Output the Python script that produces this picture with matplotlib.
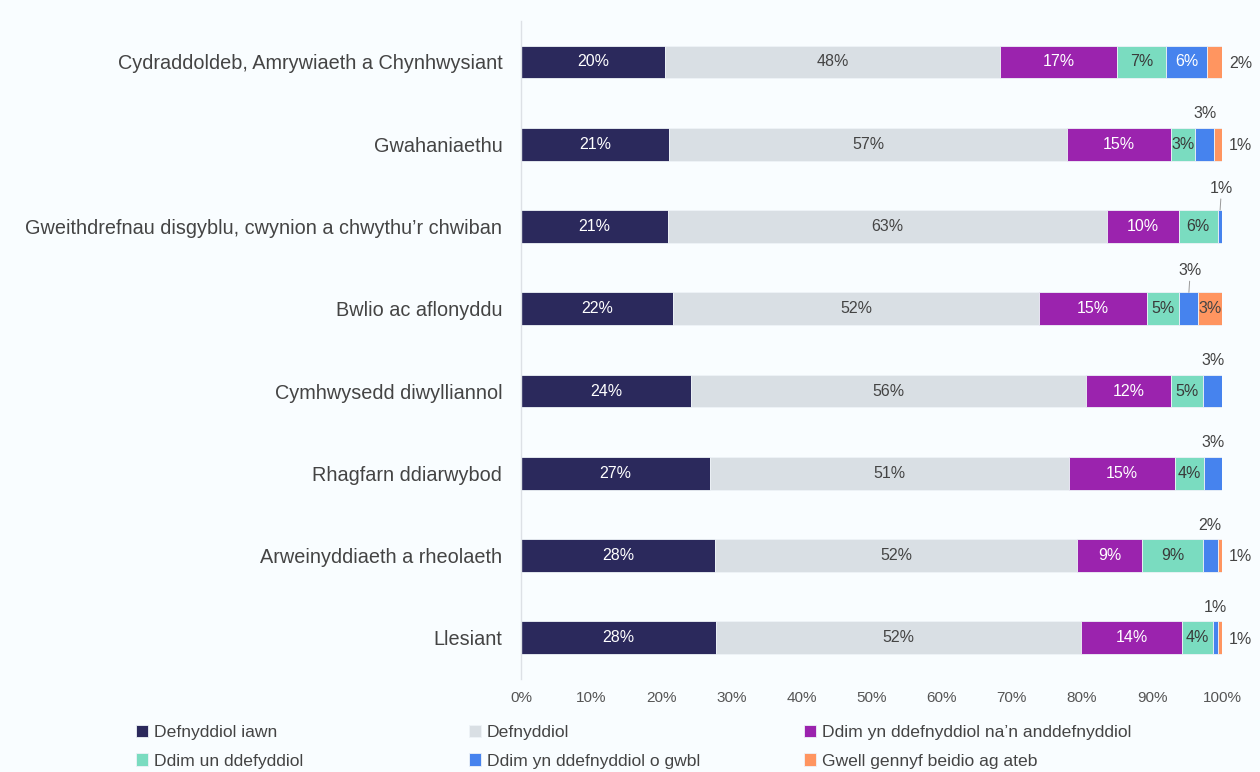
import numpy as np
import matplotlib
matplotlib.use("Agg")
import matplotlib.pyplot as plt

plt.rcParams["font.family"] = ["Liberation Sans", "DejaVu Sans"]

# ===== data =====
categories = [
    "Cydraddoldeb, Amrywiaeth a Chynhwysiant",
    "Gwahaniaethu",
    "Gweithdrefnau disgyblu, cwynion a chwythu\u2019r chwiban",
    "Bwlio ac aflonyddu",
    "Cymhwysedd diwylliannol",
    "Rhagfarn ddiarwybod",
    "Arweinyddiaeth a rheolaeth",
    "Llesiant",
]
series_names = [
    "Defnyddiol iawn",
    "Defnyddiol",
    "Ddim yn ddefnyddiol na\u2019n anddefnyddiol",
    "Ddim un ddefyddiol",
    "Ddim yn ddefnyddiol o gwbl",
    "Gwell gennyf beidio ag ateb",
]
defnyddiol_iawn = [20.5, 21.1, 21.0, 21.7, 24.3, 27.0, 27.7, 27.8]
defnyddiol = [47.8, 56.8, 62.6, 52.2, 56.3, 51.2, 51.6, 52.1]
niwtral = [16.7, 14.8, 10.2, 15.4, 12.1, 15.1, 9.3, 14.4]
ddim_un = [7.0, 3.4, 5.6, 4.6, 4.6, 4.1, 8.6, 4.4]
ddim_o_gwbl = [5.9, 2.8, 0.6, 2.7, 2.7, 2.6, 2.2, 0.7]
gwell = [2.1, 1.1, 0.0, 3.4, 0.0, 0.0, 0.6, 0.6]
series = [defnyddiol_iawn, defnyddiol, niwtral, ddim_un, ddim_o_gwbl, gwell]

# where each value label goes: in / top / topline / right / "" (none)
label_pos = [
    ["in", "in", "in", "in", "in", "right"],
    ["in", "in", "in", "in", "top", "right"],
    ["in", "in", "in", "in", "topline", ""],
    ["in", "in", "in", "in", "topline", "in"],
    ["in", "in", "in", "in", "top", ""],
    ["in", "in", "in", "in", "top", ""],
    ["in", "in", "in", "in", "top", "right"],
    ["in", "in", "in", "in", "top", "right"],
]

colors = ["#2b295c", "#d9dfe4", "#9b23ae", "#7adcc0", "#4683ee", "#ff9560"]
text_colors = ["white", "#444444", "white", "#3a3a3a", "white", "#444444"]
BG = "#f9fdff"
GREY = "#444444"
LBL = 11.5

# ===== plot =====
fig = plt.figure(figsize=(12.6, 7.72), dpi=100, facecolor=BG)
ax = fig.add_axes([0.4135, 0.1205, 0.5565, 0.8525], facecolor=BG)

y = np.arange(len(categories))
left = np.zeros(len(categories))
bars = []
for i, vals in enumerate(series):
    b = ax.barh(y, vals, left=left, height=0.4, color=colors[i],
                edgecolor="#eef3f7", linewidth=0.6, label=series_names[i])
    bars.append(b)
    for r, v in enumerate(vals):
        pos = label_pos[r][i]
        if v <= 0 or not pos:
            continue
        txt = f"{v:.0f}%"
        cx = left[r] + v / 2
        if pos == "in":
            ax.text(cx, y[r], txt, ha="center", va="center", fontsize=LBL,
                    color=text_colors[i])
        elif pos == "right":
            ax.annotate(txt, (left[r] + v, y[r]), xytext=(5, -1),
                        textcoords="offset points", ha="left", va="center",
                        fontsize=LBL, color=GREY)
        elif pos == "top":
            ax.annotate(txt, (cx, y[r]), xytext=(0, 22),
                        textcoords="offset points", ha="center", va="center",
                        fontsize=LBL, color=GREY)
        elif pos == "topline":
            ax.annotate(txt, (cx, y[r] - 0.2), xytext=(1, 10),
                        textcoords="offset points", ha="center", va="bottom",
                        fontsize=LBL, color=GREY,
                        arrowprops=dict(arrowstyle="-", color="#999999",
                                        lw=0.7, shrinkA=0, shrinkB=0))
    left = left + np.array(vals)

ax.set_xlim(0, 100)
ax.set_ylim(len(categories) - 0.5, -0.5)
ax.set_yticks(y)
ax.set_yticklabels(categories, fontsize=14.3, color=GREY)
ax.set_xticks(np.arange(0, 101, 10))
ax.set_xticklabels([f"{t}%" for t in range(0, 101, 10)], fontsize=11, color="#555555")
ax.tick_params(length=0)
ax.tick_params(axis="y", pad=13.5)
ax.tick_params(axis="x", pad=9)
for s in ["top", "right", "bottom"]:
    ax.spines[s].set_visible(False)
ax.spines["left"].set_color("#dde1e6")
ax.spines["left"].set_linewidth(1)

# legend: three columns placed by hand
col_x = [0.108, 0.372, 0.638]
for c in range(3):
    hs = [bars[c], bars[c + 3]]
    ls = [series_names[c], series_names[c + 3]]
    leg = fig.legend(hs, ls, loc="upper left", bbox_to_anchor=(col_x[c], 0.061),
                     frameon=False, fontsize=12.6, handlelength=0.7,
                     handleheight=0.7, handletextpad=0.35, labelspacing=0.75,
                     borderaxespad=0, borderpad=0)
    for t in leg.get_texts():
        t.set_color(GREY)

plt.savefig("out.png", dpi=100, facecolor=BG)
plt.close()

* What the exercise asks *
Reproduce every line precisely as given, omitting all pictures.

* Result of the exercise *
Output the Python script that produces this picture with matplotlib.
import numpy as np
import matplotlib
matplotlib.use("Agg")
import matplotlib.pyplot as plt

plt.rcParams["font.family"] = ["Liberation Sans", "DejaVu Sans"]

# ===== data =====
categories = [
    "Cydraddoldeb, Amrywiaeth a Chynhwysiant",
    "Gwahaniaethu",
    "Gweithdrefnau disgyblu, cwynion a chwythu\u2019r chwiban",
    "Bwlio ac aflonyddu",
    "Cymhwysedd diwylliannol",
    "Rhagfarn ddiarwybod",
    "Arweinyddiaeth a rheolaeth",
    "Llesiant",
]
series_names = [
    "Defnyddiol iawn",
    "Defnyddiol",
    "Ddim yn ddefnyddiol na\u2019n anddefnyddiol",
    "Ddim un ddefyddiol",
    "Ddim yn ddefnyddiol o gwbl",
    "Gwell gennyf beidio ag ateb",
]
defnyddiol_iawn = [20.5, 21.1, 21.0, 21.7, 24.3, 27.0, 27.7, 27.8]
defnyddiol = [47.8, 56.8, 62.6, 52.2, 56.3, 51.2, 51.6, 52.1]
niwtral = [16.7, 14.8, 10.2, 15.4, 12.1, 15.1, 9.3, 14.4]
ddim_un = [7.0, 3.4, 5.6, 4.6, 4.6, 4.1, 8.6, 4.4]
ddim_o_gwbl = [5.9, 2.8, 0.6, 2.7, 2.7, 2.6, 2.2, 0.7]
gwell = [2.1, 1.1, 0.0, 3.4, 0.0, 0.0, 0.6, 0.6]
series = [defnyddiol_iawn, defnyddiol, niwtral, ddim_un, ddim_o_gwbl, gwell]

# where each value label goes: in / top / topline / right / "" (none)
label_pos = [
    ["in", "in", "in", "in", "in", "right"],
    ["in", "in", "in", "in", "top", "right"],
    ["in", "in", "in", "in", "topline", ""],
    ["in", "in", "in", "in", "topline", "in"],
    ["in", "in", "in", "in", "top", ""],
    ["in", "in", "in", "in", "top", ""],
    ["in", "in", "in", "in", "top", "right"],
    ["in", "in", "in", "in", "top", "right"],
]

colors = ["#2b295c", "#d9dfe4", "#9b23ae", "#7adcc0", "#4683ee", "#ff9560"]
text_colors = ["white", "#444444", "white", "#3a3a3a", "white", "#444444"]
BG = "#f9fdff"
GREY = "#444444"
LBL = 11.5

# ===== plot =====
fig = plt.figure(figsize=(12.6, 7.72), dpi=100, facecolor=BG)
ax = fig.add_axes([0.4135, 0.1205, 0.5565, 0.8525], facecolor=BG)

y = np.arange(len(categories))
left = np.zeros(len(categories))
bars = []
for i, vals in enumerate(series):
    b = ax.barh(y, vals, left=left, height=0.4, color=colors[i],
                edgecolor="#eef3f7", linewidth=0.6, label=series_names[i])
    bars.append(b)
    for r, v in enumerate(vals):
        pos = label_pos[r][i]
        if v <= 0 or not pos:
            continue
        txt = f"{v:.0f}%"
        cx = left[r] + v / 2
        if pos == "in":
            ax.text(cx, y[r], txt, ha="center", va="center", fontsize=LBL,
                    color=text_colors[i])
        elif pos == "right":
            ax.annotate(txt, (left[r] + v, y[r]), xytext=(5, -1),
                        textcoords="offset points", ha="left", va="center",
                        fontsize=LBL, color=GREY)
        elif pos == "top":
            ax.annotate(txt, (cx, y[r]), xytext=(0, 22),
                        textcoords="offset points", ha="center", va="center",
                        fontsize=LBL, color=GREY)
        elif pos == "topline":
            ax.annotate(txt, (cx, y[r] - 0.2), xytext=(1, 10),
                        textcoords="offset points", ha="center", va="bottom",
                        fontsize=LBL, color=GREY,
                        arrowprops=dict(arrowstyle="-", color="#999999",
                                        lw=0.7, shrinkA=0, shrinkB=0))
    left = left + np.array(vals)

ax.set_xlim(0, 100)
ax.set_ylim(len(categories) - 0.5, -0.5)
ax.set_yticks(y)
ax.set_yticklabels(categories, fontsize=14.3, color=GREY)
ax.set_xticks(np.arange(0, 101, 10))
ax.set_xticklabels([f"{t}%" for t in range(0, 101, 10)], fontsize=11, color="#555555")
ax.tick_params(length=0)
ax.tick_params(axis="y", pad=13.5)
ax.tick_params(axis="x", pad=9)
for s in ["top", "right", "bottom"]:
    ax.spines[s].set_visible(False)
ax.spines["left"].set_color("#dde1e6")
ax.spines["left"].set_linewidth(1)

# legend: three columns placed by hand
col_x = [0.108, 0.372, 0.638]
for c in range(3):
    hs = [bars[c], bars[c + 3]]
    ls = [series_names[c], series_names[c + 3]]
    leg = fig.legend(hs, ls, loc="upper left", bbox_to_anchor=(col_x[c], 0.061),
                     frameon=False, fontsize=12.6, handlelength=0.7,
                     handleheight=0.7, handletextpad=0.35, labelspacing=0.75,
                     borderaxespad=0, borderpad=0)
    for t in leg.get_texts():
        t.set_color(GREY)

plt.savefig("out.png", dpi=100, facecolor=BG)
plt.close()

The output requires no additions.